The results identified the specific functions important for each organism within the microbial community to maintain its niche in the rumen of cattle and represent novel targets for engineering this microbiome for desirable outputs (such as reducing greenhouse gasses).
This represents the first use of evolutionary approaches in this context and will open avenues of further research to both identify niche specialisation in any microbiome and to identify the organisms important for specific functions in any microbial community.

This work was funded by the Biotechnology and Biological Sciences Research Council (BBSRC), EU Seventh Framework Programme and Science Foundation Ireland. 

Transcriptomics, Genetic maps & Microbiomes - The latest papers from the group

A quick catchup on the latest papers from the group:


Fertility transcriptomics:


Former PhD student Dr. Bruce Moran's article on the temporal transcriptomic changes in liver and Muscle in cattle genetically divergent for fertility appeared in BMC Genomics.

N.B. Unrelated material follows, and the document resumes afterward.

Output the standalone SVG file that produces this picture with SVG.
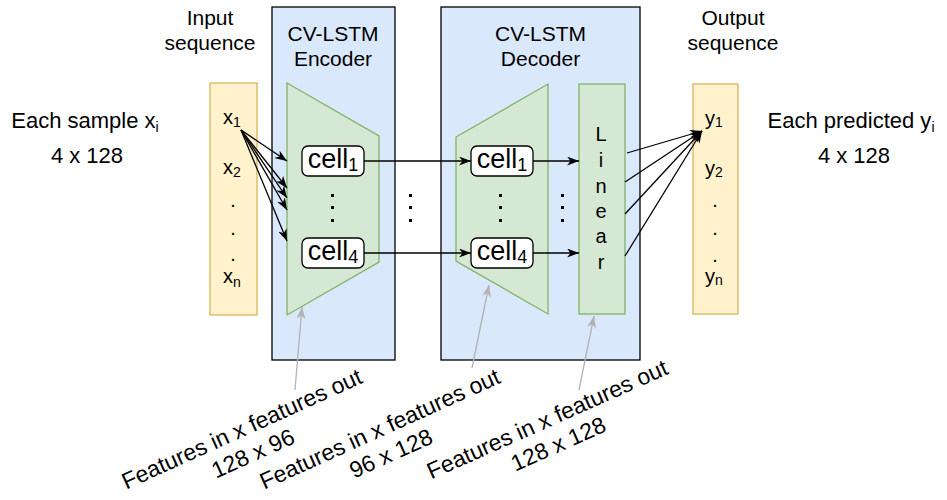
<svg xmlns="http://www.w3.org/2000/svg" width="947" height="500" viewBox="0 0 947 500">
  <style>
    text { font-family: "Liberation Sans", Arial, Helvetica, sans-serif; fill: #000; text-anchor: middle; }
    .hdr { font-size: 21px; }
    .side { font-size: 22px; }
    .seq { font-size: 20px; }
    .sub { font-size: 14px; }
    .cellt { font-size: 27px; }
    .cellsub { font-size: 18px; }
    .note { font-size: 23px; }
    .block { fill: #dae8fc; stroke: #000; stroke-width: 1.3; }
    .green { fill: #d5e8d4; stroke: #82b366; stroke-width: 1.3; }
    .yellow { fill: #fff2cc; stroke: #d6b656; stroke-width: 1.3; }
    .cell { fill: #fff; stroke: #000; stroke-width: 1.3; }
    .dot { fill: #000; }
    .wire { fill: none; stroke: #000; stroke-width: 1.3; marker-end: url(#arr); }
    .pointer { fill: none; stroke: #b3b3b3; stroke-width: 1.3; marker-end: url(#arrGrey); }
  </style>
  <defs>
    <marker id="arr" viewBox="0 0 12 9" refX="12" refY="4.5" markerWidth="12" markerHeight="9" orient="auto" markerUnits="userSpaceOnUse">
      <path d="M0,0 L12,4.5 L0,9 L3.5,4.5 z" fill="#000"/>
    </marker>
    <marker id="arrGrey" viewBox="0 0 12 9" refX="12" refY="4.5" markerWidth="12" markerHeight="9" orient="auto" markerUnits="userSpaceOnUse">
      <path d="M0,0 L12,4.5 L0,9 L3.5,4.5 z" fill="#b3b3b3"/>
    </marker>
  </defs>

  <!-- side captions -->
  <g id="sample-caption">
    <text class="side" x="85" y="128">Each sample x<tspan class="sub" dy="4">i</tspan></text>
    <text class="side" x="87" y="163">4 x 128</text>
  </g>
  <g id="predicted-caption">
    <text class="side" x="851" y="128">Each predicted y<tspan class="sub" dy="4">i</tspan></text>
    <text class="side" x="854" y="163">4 x 128</text>
  </g>

  <!-- input sequence -->
  <g id="input-sequence">
    <text class="hdr" x="210" y="25">Input</text>
    <text class="hdr" x="210" y="50">sequence</text>
    <rect class="yellow" x="210" y="83" width="47" height="232"/>
    <text class="seq" x="232" y="124">x<tspan class="sub" dy="3">1</tspan></text>
    <text class="seq" x="232" y="174">x<tspan class="sub" dy="3">2</tspan></text>
    <text class="seq" x="233" y="207">.</text>
    <text class="seq" x="233" y="235">.</text>
    <text class="seq" x="233" y="261">.</text>
    <text class="seq" x="232" y="283">x<tspan class="sub" dy="4">n</tspan></text>
  </g>

  <!-- encoder -->
  <g id="encoder">
    <rect class="block" x="272" y="7" width="123" height="353"/>
    <text class="hdr" x="333" y="41">CV-LSTM</text>
    <text class="hdr" x="333" y="66">Encoder</text>
    <polygon class="green" points="287,83 379,136 379,262 287,315"/>
    <rect class="dot" x="331" y="194" width="3" height="3"/>
    <rect class="dot" x="331" y="206" width="3" height="3"/>
    <rect class="dot" x="331" y="219" width="3" height="3"/>
  </g>
  <g id="enc-cell1">
    <rect class="cell" x="302" y="146" width="62" height="30" rx="6"/>
    <text class="cellt" x="333" y="168">cell<tspan class="cellsub" dy="3">1</tspan></text>
  </g>
  <g id="enc-cell4">
    <rect class="cell" x="302" y="238" width="62" height="30" rx="6"/>
    <text class="cellt" x="333" y="260">cell<tspan class="cellsub" dy="3">4</tspan></text>
  </g>

  <!-- decoder -->
  <g id="decoder">
    <rect class="block" x="441" y="7" width="199" height="353"/>
    <text class="hdr" x="540.5" y="41">CV-LSTM</text>
    <text class="hdr" x="540.5" y="66">Decoder</text>
    <polygon class="green" points="456,137 548,84 548,314 456,261"/>
    <rect class="dot" x="499" y="194" width="3" height="3"/>
    <rect class="dot" x="499" y="206" width="3" height="3"/>
    <rect class="dot" x="499" y="219" width="3" height="3"/>
  </g>
  <g id="dec-cell1">
    <rect class="cell" x="471" y="146" width="62" height="30" rx="6"/>
    <text class="cellt" x="502" y="168">cell<tspan class="cellsub" dy="3">1</tspan></text>
  </g>
  <g id="dec-cell4">
    <rect class="cell" x="471" y="238" width="62" height="30" rx="6"/>
    <text class="cellt" x="502" y="260">cell<tspan class="cellsub" dy="3">4</tspan></text>
  </g>
  <g id="linear">
    <rect class="green" x="579" y="84" width="46" height="230"/>
    <text class="seq" x="601" y="141">L</text>
    <text class="seq" x="601" y="167">i</text>
    <text class="seq" x="601" y="193">n</text>
    <text class="seq" x="601" y="218">e</text>
    <text class="seq" x="601" y="243">a</text>
    <text class="seq" x="601" y="269">r</text>
  </g>

  <!-- stacked-layer ellipses between blocks -->
  <g id="gap-dots">
    <rect class="dot" x="409" y="194" width="3" height="3"/>
    <rect class="dot" x="409" y="206" width="3" height="3"/>
    <rect class="dot" x="409" y="219" width="3" height="3"/>
    <rect class="dot" x="561" y="194" width="3" height="3"/>
    <rect class="dot" x="561" y="206" width="3" height="3"/>
    <rect class="dot" x="561" y="219" width="3" height="3"/>
  </g>

  <!-- output sequence -->
  <g id="output-sequence">
    <text class="hdr" x="733" y="25">Output</text>
    <text class="hdr" x="733" y="50">sequence</text>
    <rect class="yellow" x="693" y="84" width="45" height="230"/>
    <text class="seq" x="714" y="125">y<tspan class="sub" dy="2">1</tspan></text>
    <text class="seq" x="714" y="175">y<tspan class="sub" dy="2">2</tspan></text>
    <text class="seq" x="715" y="207">.</text>
    <text class="seq" x="715" y="235">.</text>
    <text class="seq" x="715" y="262">.</text>
    <text class="seq" x="714" y="283">y<tspan class="sub" dy="2">n</tspan></text>
  </g>

  <!-- layer-size annotations -->
  <g id="note-encoder" transform="translate(245,436) rotate(-24.3)">
    <text class="note" x="0" y="0">Features in x features out</text>
    <text class="note" x="0" y="27">128 x 96</text>
  </g>
  <g id="note-decoder" transform="translate(383,436) rotate(-24.3)">
    <text class="note" x="0" y="0">Features in x features out</text>
    <text class="note" x="0" y="27">96 x 128</text>
  </g>
  <g id="note-linear" transform="translate(550.5,426.5) rotate(-24)">
    <text class="note" x="0" y="0">Features in x features out</text>
    <text class="note" x="0" y="27">128 x 128</text>
  </g>

  <!-- connectors -->
  <g id="connectors">
    <line class="wire" x1="241" y1="130" x2="287" y2="161"/>
    <line class="wire" x1="241" y1="130" x2="287" y2="188"/>
    <line class="wire" x1="241" y1="130" x2="287" y2="198"/>
    <line class="wire" x1="241" y1="130" x2="287" y2="210"/>
    <line class="wire" x1="241" y1="130" x2="287" y2="241"/>
    <line class="wire" x1="364" y1="161" x2="471" y2="161"/>
    <line class="wire" x1="364" y1="253" x2="471" y2="253"/>
    <line class="wire" x1="533" y1="161" x2="579" y2="161"/>
    <line class="wire" x1="533" y1="253" x2="579" y2="253"/>
    <line class="wire" x1="627" y1="153" x2="702" y2="131"/>
    <line class="wire" x1="625" y1="182" x2="702" y2="131"/>
    <line class="wire" x1="625" y1="214" x2="702" y2="131"/>
    <line class="wire" x1="625" y1="256" x2="702" y2="131"/>
    <line class="pointer" x1="295" y1="390" x2="302" y2="307"/>
    <line class="pointer" x1="472" y1="368" x2="489" y2="285"/>
    <line class="pointer" x1="579" y1="390" x2="594" y2="316"/>
  </g>
</svg>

Bruce's work identified a genes related to immune and metabolic functions and lipid and carbohydrate binding differentially expressed. In particular his results suggest that an increased burden of reactive oxygen species, coupled with a chronic inflammatory state are impacting dairy cow fertility in the model studies. This information will be used to further  direct efforts to increase fertility in this important agricultural species. See the full paper here.



Genetic map of Rye Grass:


In collaboration with Dr. Janaki Velmurugan from the Oakpark Crop Research Centre in the Irish Agriculture and Food Development Authority, (Teagasc), we published a high density single nucleotide polymorphism (SNP) genetic linkage map for perennial ryegrass (Lolium perenne) in the journal Annals of Botany

Rye grasses are the most widely grown cool-season grasses in the world. They have a long growing season and high yielding under favourable conditions.  There is much interest in understanding the genomic factors that underpin the success of this species and to utilise genetic markers to select for favourable traits. This genetic linkage map is the first step toward achieving this goal and will allow plant breeders to select for the genetic components underlying desirable traits. See the full paper here.


Temporal dynamics of a microbiome:


In conjunction with Dr. Sharon Huws and Dr. Joan Edwards and researchers from the Herbivore Gut Ecosystems Group in IBERS we have recently published a study in FEMS Microbiology Ecology which investigates the early contribution of different microbes to the fermentation of perennial ryegrass in the rumen.

Using 16S rRNA markers over a time series spanning the first 8 hours following ingestion of biomass by the host, we demonstrated that ecological successional changes played an important role in the fermentation process during this timeframe, and involved some of the most abundant bacterial species from the rumen. See the full paper here.